§ TASK MATERIAL
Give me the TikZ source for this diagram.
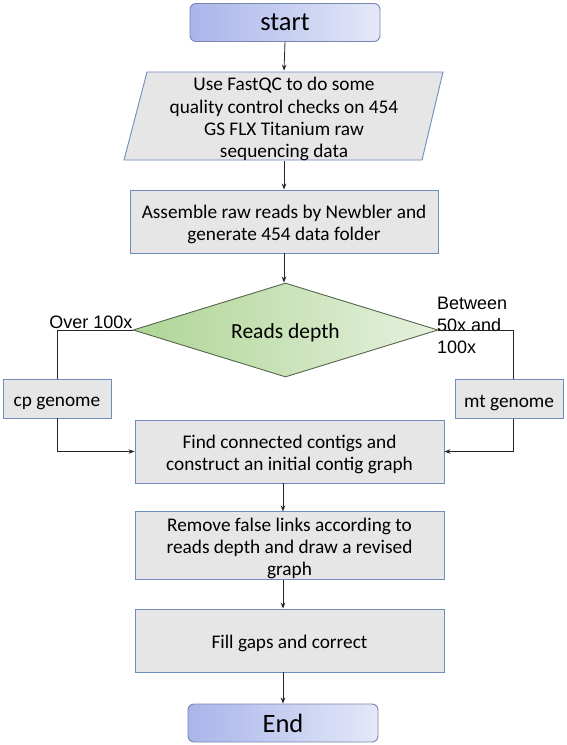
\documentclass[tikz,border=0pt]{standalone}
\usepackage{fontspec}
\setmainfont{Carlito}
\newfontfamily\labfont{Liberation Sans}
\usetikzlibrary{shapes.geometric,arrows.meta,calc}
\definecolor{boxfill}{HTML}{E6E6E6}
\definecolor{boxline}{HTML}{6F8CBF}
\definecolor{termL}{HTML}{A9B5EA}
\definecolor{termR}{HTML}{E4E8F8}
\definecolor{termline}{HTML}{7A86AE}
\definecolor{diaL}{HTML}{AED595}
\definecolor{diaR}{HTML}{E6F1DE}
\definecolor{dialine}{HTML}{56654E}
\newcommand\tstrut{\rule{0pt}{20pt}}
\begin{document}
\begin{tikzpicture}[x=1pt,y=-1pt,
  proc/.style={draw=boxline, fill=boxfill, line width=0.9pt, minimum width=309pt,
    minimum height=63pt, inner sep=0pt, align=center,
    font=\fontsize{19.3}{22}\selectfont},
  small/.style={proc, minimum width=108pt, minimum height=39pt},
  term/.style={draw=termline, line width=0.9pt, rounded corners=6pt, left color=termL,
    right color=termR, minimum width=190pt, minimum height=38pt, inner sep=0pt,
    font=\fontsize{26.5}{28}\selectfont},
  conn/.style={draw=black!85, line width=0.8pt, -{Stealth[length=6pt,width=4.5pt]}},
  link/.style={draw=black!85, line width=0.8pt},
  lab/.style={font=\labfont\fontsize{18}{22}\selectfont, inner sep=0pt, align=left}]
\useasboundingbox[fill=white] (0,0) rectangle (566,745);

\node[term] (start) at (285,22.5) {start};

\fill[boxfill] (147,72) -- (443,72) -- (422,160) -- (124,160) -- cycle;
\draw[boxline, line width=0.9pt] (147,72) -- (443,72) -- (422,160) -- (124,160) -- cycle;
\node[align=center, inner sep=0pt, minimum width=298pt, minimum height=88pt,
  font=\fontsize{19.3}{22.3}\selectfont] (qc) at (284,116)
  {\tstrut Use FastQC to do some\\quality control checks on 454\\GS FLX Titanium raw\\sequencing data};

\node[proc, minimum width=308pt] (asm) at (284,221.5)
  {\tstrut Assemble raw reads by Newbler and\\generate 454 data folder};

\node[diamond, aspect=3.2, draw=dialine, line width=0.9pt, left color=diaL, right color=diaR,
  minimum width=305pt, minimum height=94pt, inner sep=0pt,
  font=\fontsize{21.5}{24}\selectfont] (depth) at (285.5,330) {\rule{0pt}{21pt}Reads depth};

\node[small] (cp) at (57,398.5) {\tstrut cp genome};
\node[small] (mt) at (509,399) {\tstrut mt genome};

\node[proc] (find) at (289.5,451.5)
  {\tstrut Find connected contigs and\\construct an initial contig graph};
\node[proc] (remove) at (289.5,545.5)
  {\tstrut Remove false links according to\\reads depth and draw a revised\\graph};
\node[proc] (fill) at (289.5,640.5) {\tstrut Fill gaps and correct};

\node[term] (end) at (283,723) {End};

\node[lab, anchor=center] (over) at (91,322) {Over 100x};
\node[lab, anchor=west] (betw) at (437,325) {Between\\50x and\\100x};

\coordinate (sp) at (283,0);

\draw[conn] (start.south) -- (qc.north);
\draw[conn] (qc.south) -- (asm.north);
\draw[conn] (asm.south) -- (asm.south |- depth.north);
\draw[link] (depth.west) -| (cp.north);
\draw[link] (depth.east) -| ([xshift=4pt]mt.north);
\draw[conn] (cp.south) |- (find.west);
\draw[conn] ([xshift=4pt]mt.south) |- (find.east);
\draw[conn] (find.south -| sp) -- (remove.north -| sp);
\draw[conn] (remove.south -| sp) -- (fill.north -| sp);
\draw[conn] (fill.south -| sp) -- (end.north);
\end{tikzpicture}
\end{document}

* * *

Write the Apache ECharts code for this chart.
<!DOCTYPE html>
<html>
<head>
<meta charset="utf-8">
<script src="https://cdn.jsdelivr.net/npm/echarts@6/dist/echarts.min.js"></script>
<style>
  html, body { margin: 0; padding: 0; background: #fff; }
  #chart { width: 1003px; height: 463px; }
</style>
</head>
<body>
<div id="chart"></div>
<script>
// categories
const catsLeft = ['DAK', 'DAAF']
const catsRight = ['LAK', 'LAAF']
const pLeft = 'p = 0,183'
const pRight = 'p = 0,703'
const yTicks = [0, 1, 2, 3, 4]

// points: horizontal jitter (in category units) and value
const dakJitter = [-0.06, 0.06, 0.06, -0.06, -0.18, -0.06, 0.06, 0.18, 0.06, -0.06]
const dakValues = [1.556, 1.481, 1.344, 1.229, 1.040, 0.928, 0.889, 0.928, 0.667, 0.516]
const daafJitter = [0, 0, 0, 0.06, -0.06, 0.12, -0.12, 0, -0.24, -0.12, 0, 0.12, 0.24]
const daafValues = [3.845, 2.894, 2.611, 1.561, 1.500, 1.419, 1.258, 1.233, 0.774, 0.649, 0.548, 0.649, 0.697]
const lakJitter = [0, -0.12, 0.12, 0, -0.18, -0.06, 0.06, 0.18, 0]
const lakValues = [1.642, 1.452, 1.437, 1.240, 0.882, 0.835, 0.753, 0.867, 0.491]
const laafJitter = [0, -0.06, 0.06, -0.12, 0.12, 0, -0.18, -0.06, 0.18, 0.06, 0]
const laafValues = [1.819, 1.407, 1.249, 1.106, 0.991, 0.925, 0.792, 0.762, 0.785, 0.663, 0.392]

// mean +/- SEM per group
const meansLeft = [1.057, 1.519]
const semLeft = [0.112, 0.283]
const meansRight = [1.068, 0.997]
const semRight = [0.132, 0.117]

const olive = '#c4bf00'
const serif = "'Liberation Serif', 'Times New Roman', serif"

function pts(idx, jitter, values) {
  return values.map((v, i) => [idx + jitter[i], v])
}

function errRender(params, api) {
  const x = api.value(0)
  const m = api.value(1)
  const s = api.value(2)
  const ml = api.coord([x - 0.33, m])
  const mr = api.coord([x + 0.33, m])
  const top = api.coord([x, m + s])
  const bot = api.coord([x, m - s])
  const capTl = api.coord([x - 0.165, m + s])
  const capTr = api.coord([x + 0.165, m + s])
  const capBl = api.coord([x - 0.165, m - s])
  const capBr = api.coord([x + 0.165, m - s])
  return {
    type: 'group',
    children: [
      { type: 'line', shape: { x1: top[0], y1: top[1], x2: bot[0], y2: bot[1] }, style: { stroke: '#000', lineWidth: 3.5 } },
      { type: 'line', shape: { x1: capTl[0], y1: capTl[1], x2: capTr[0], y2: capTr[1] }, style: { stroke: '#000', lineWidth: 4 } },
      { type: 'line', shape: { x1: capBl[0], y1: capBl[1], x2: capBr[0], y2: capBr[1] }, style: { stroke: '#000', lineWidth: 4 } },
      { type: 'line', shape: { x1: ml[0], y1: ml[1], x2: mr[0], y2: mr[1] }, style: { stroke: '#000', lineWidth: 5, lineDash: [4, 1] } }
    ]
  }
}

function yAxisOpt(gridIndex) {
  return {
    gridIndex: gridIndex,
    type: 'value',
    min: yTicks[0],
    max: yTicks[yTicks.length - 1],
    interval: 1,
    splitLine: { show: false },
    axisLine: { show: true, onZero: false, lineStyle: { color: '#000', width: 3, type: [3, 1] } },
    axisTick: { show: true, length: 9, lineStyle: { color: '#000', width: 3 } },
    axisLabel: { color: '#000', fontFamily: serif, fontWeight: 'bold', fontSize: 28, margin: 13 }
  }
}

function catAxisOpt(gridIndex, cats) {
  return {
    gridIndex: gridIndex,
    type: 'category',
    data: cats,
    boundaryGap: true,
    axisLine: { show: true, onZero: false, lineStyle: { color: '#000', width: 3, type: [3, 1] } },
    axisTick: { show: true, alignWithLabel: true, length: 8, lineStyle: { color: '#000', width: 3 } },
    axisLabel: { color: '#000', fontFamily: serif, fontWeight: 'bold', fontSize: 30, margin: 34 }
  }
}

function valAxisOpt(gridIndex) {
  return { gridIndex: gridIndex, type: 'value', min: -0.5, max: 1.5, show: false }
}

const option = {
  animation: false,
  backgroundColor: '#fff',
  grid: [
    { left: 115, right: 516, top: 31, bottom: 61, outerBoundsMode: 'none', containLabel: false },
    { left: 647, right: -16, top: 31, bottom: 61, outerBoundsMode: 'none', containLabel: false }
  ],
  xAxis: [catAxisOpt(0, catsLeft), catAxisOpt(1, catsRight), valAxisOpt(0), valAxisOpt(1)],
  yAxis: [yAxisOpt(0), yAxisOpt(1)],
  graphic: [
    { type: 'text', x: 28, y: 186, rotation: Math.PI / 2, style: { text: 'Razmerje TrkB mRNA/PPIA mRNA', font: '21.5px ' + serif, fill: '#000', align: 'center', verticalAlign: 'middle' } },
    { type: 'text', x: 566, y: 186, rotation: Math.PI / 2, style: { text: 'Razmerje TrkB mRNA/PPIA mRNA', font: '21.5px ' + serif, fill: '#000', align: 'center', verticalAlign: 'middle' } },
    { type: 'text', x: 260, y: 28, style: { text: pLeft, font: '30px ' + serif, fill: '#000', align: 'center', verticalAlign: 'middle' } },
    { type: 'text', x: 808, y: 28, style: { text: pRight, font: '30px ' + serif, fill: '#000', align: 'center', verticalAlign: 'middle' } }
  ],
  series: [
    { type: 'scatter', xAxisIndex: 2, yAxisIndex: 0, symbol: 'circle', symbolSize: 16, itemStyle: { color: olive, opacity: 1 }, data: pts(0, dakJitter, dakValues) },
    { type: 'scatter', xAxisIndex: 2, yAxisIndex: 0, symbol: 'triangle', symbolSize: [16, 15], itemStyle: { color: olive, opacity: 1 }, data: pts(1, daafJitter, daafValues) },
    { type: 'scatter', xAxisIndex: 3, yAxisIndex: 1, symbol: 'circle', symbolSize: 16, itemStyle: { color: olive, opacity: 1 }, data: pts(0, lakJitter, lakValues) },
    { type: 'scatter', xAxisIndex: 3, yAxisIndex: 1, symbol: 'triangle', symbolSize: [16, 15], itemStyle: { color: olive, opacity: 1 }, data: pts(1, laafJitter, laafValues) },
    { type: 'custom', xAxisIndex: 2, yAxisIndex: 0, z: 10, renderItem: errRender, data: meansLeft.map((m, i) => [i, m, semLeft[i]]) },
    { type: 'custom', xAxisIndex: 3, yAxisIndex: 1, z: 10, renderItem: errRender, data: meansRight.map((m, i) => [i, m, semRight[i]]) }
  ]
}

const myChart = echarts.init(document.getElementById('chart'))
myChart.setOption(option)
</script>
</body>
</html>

§ WHAT THIS TASK INVOLVES
In the listing above, find the line containing "Write the Apache ECharts code for this chart." and the line containing "const yTicks = [0, 1, 2, 3, 4]", then repeat those two lines and everything between them exactly.

§ RESULT FOR THIS TASK
Write the Apache ECharts code for this chart.
<!DOCTYPE html>
<html>
<head>
<meta charset="utf-8">
<script src="https://cdn.jsdelivr.net/npm/echarts@6/dist/echarts.min.js"></script>
<style>
  html, body { margin: 0; padding: 0; background: #fff; }
  #chart { width: 1003px; height: 463px; }
</style>
</head>
<body>
<div id="chart"></div>
<script>
// categories
const catsLeft = ['DAK', 'DAAF']
const catsRight = ['LAK', 'LAAF']
const pLeft = 'p = 0,183'
const pRight = 'p = 0,703'
const yTicks = [0, 1, 2, 3, 4]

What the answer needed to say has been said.